The Irish EPA says the investment it is making in home-grown technologies is helping to drive the conversion to a low-carbon economy.

This week the regulator launched a report , Innovation for a Green Economy - Environment and Technology: A win-win story outlining how its Science, Technology, Research and Innovation (STRIVE) investment programme has supported many projects and helped Ireland maintain a competitive advantage.

It also gives advice on what the nation needs to do next to meet the economic and environmental challenges it faces.

"The Environmental Protection Agency (EPA) is laying the foundations for a greener economy through active support for environmental research and innovation", said Dr Mary Kelly, EPA director general, at the launch of an EPA report entitled Innovation for a Green Economy - Environment and Technology: A win-win story.

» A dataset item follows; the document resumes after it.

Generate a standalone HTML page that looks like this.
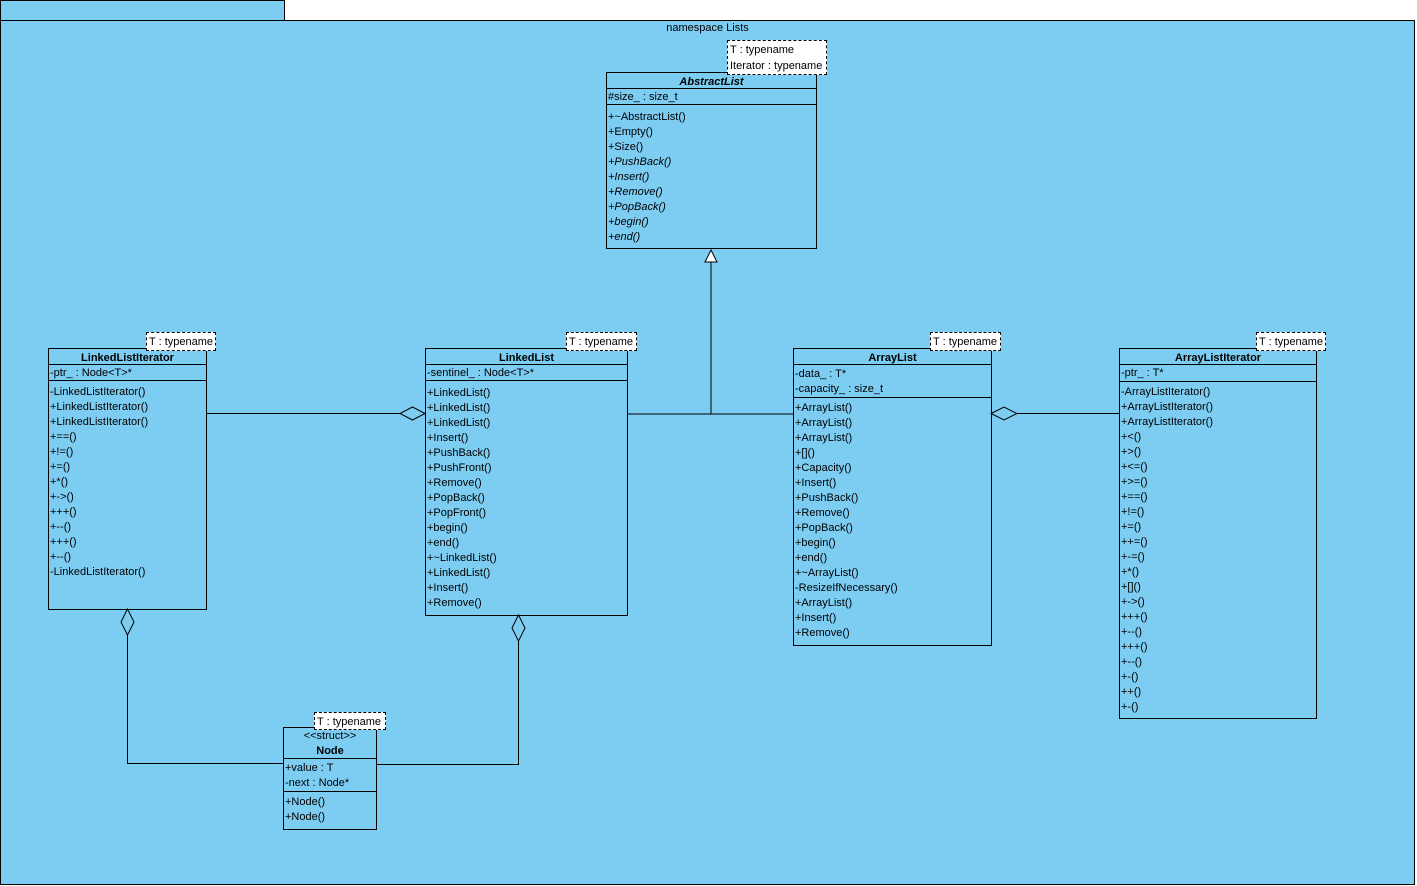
<!DOCTYPE html>
<html><head><meta charset="utf-8"><style>
body{margin:0;width:1417px;height:886px;background:#fff;position:relative;overflow:hidden;font-family:"Liberation Sans",Arial,sans-serif;font-size:11px;color:#000}
.a{position:absolute;box-sizing:border-box}
.c{position:absolute;box-sizing:border-box;border:1px solid #000;line-height:15px}
.n{text-align:center;font-weight:bold;height:16px;line-height:16px;padding-top:1px;border-bottom:1px solid #000;box-sizing:border-box}
.s{border-bottom:1px solid #000;box-sizing:border-box;padding-left:1px}
.o{padding-left:1px}
.t{position:absolute;background:#fff;border:1px dashed #000;line-height:16px;padding:1px 2px 0;box-sizing:border-box;white-space:nowrap}
i{font-style:italic}
</style></head><body>
<div class="a" style="left:0;top:0;width:285px;height:21px;background:#7dcdf3;border:1px solid #000"></div>
<div class="a" style="left:0;top:20px;width:1415px;height:865px;background:#7dcdf3;border:1px solid #000"></div>
<div class="a" style="left:0;top:21px;width:1415px;text-align:center;line-height:15px">namespace Lists</div>

<svg class="a" style="left:0;top:0" width="1417" height="886">
<g stroke="#000" stroke-width="1" fill="none">
<polyline points="711,262 711,414"/>
<polyline points="627,414 793,414"/>
<polygon points="711,250 705,262 717,262" fill="#fff"/>
<line x1="206" y1="413.5" x2="400" y2="413.5"/>
<polygon points="400,413.5 412.5,407 425,413.5 412.5,420" fill="#7dcdf3"/>
<line x1="1017" y1="413.5" x2="1119" y2="413.5"/>
<polygon points="991,413.5 1004,407 1017,413.5 1004,420" fill="#7dcdf3"/>
<polygon points="127.5,609 121,622 127.5,635 134,622" fill="#7dcdf3"/>
<polyline points="127.5,635 127.5,763.5 284,763.5"/>
<polygon points="518.5,615 512,628 518.5,641 525,628" fill="#7dcdf3"/>
<polyline points="518.5,641 518.5,764.5 376,764.5"/>
</g></svg>

<!-- AbstractList -->
<div class="c" style="left:606px;top:72px;width:211px;height:177px">
<div class="n"><i>AbstractList</i></div>
<div class="s" style="height:16px;padding-top:1px">#size_ : size_t</div>
<div class="o" style="padding-top:5px">+~AbstractList()<br>+Empty()<br>+Size()<br><i>+PushBack()</i><br><i>+Insert()</i><br><i>+Remove()</i><br><i>+PopBack()</i><br><i>+begin()</i><br><i>+end()</i></div>
</div>
<div class="t" style="left:727px;top:40px;width:100px;height:35px">T : typename<br>Iterator : typename</div>

<!-- LinkedListIterator -->
<div class="c" style="left:48px;top:348px;width:159px;height:262px">
<div class="n">LinkedListIterator</div>
<div class="s" style="height:16px;padding-top:1px">-ptr_ : Node&lt;T&gt;*</div>
<div class="o" style="padding-top:4px">-LinkedListIterator()<br>+LinkedListIterator()<br>+LinkedListIterator()<br>+==()<br>+!=()<br>+=()<br>+*()<br>+-&gt;()<br>+++()<br>+--()<br>+++()<br>+--()<br>-LinkedListIterator()</div>
</div>
<div class="t" style="left:146px;top:332px;width:70px;height:19px">T : typename</div>

<!-- LinkedList -->
<div class="c" style="left:425px;top:348px;width:203px;height:268px">
<div class="n">LinkedList</div>
<div class="s" style="height:16px;padding-top:1px">-sentinel_ : Node&lt;T&gt;*</div>
<div class="o" style="padding-top:5px">+LinkedList()<br>+LinkedList()<br>+LinkedList()<br>+Insert()<br>+PushBack()<br>+PushFront()<br>+Remove()<br>+PopBack()<br>+PopFront()<br>+begin()<br>+end()<br>+~LinkedList()<br>+LinkedList()<br>+Insert()<br>+Remove()</div>
</div>
<div class="t" style="left:566px;top:332px;width:71px;height:19px">T : typename</div>

<!-- ArrayList -->
<div class="c" style="left:793px;top:348px;width:199px;height:298px">
<div class="n">ArrayList</div>
<div class="s" style="height:33px;padding-top:2px">-data_ : T*<br>-capacity_ : size_t</div>
<div class="o" style="padding-top:3px">+ArrayList()<br>+ArrayList()<br>+ArrayList()<br>+[]()<br>+Capacity()<br>+Insert()<br>+PushBack()<br>+Remove()<br>+PopBack()<br>+begin()<br>+end()<br>+~ArrayList()<br>-ResizeIfNecessary()<br>+ArrayList()<br>+Insert()<br>+Remove()</div>
</div>
<div class="t" style="left:930px;top:332px;width:71px;height:19px">T : typename</div>

<!-- ArrayListIterator -->
<div class="c" style="left:1119px;top:348px;width:198px;height:371px">
<div class="n">ArrayListIterator</div>
<div class="s" style="height:17px;padding-top:1px">-ptr_ : T*</div>
<div class="o" style="padding-top:3px">-ArrayListIterator()<br>+ArrayListIterator()<br>+ArrayListIterator()<br>+&lt;()<br>+&gt;()<br>+&lt;=()<br>+&gt;=()<br>+==()<br>+!=()<br>+=()<br>++=()<br>+-=()<br>+*()<br>+[]()<br>+-&gt;()<br>+++()<br>+--()<br>+++()<br>+--()<br>+-()<br>++()<br>+-()</div>
</div>
<div class="t" style="left:1256px;top:332px;width:70px;height:19px">T : typename</div>

<!-- Node -->
<div class="c" style="left:283px;top:727px;width:94px;height:103px">
<div style="text-align:center;height:31px;line-height:15px;padding-top:1px;border-bottom:1px solid #000;box-sizing:border-box">&lt;&lt;struct&gt;&gt;<br><b>Node</b></div>
<div class="s" style="height:33px;padding-top:2px">+value : T<br>-next : Node*</div>
<div class="o" style="padding-top:3px">+Node()<br>+Node()</div>
</div>
<div class="t" style="left:314px;top:712px;width:72px;height:18px">T : typename</div>
</body></html>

"While Ireland is facing unprecedented economic challenges, it is also the case that significant environmental challenges remain.

"The EPA STRIVE programme addresses both sets of challenges by improving the delivery of positive environmental outcomes while fostering a strong innovation culture, particularly in the environmental technologies area.

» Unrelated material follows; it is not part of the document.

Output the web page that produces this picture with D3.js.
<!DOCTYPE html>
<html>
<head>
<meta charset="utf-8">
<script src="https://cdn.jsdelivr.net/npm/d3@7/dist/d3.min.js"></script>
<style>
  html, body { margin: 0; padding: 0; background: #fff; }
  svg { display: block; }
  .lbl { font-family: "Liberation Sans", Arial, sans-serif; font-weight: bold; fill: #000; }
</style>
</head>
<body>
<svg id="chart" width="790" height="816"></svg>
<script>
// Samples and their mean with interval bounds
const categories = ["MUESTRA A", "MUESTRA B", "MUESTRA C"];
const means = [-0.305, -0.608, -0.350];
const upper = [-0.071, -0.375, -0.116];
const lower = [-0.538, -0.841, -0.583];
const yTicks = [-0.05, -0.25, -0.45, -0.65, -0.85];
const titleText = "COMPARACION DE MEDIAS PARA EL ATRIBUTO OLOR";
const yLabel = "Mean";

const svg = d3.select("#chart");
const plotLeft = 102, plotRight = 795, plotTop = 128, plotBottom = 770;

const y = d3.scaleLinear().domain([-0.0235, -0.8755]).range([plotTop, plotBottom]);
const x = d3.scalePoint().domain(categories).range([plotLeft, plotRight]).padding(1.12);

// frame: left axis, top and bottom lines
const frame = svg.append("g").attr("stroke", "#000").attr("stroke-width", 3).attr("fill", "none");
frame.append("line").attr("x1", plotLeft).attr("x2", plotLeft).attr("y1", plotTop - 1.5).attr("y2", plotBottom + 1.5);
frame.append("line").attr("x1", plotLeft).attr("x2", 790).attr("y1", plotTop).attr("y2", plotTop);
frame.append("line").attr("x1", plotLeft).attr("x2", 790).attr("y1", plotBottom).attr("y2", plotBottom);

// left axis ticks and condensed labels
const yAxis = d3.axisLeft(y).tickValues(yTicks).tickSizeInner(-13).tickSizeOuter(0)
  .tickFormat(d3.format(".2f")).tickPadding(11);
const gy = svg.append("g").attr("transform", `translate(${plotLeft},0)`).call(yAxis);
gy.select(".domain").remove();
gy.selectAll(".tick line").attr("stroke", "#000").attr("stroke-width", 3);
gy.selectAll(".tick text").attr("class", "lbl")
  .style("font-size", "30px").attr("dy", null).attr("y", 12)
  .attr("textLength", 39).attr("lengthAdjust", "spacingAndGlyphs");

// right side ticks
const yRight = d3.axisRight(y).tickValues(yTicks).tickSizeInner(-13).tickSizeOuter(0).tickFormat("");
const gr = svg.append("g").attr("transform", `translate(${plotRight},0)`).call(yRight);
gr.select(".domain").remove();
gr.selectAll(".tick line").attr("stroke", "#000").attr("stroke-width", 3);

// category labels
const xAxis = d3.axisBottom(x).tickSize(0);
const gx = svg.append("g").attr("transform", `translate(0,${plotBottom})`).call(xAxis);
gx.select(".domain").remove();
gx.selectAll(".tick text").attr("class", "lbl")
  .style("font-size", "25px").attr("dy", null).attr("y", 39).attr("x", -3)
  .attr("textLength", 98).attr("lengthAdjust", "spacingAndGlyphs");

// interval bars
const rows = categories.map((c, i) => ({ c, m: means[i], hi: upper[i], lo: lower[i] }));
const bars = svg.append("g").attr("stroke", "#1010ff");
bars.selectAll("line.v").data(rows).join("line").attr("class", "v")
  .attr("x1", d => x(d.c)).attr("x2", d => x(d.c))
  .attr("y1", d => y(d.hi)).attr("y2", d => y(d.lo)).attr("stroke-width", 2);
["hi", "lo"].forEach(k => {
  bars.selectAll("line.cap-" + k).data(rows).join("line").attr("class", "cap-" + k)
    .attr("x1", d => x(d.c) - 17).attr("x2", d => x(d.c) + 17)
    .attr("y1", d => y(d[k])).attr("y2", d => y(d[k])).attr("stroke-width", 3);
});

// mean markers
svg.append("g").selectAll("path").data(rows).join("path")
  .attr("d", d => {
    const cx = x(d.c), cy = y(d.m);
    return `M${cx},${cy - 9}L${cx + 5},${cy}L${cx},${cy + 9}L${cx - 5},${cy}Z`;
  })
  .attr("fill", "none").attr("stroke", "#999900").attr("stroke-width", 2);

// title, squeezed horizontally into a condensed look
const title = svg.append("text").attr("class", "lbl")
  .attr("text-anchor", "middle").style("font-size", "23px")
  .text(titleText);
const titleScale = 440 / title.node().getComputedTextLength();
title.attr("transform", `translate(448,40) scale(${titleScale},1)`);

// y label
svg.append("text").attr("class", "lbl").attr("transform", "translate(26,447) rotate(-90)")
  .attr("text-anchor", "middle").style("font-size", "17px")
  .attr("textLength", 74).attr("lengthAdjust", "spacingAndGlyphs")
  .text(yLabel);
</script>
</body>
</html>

"Researchers and businesses are developing technologies that will deliver environmental benefits while improving competitiveness.

"We are confident that progress in this area can position Ireland at the forefront in one of the most rapidly growing international markets."

The environmental technologies' sector is one of the fastest growing markets internationally.

Since 2005, the EPA programme has funded in the region of 200 new researchers and innovators based in universities and industry.

The report profiles several successes and impacts of research and innovation undertaken to date.

These include high-value products from waste, energy from sewage treatment, smart filters that can remove metal ions from water, pollution sensors and a sustainable, ecological high-performance computer.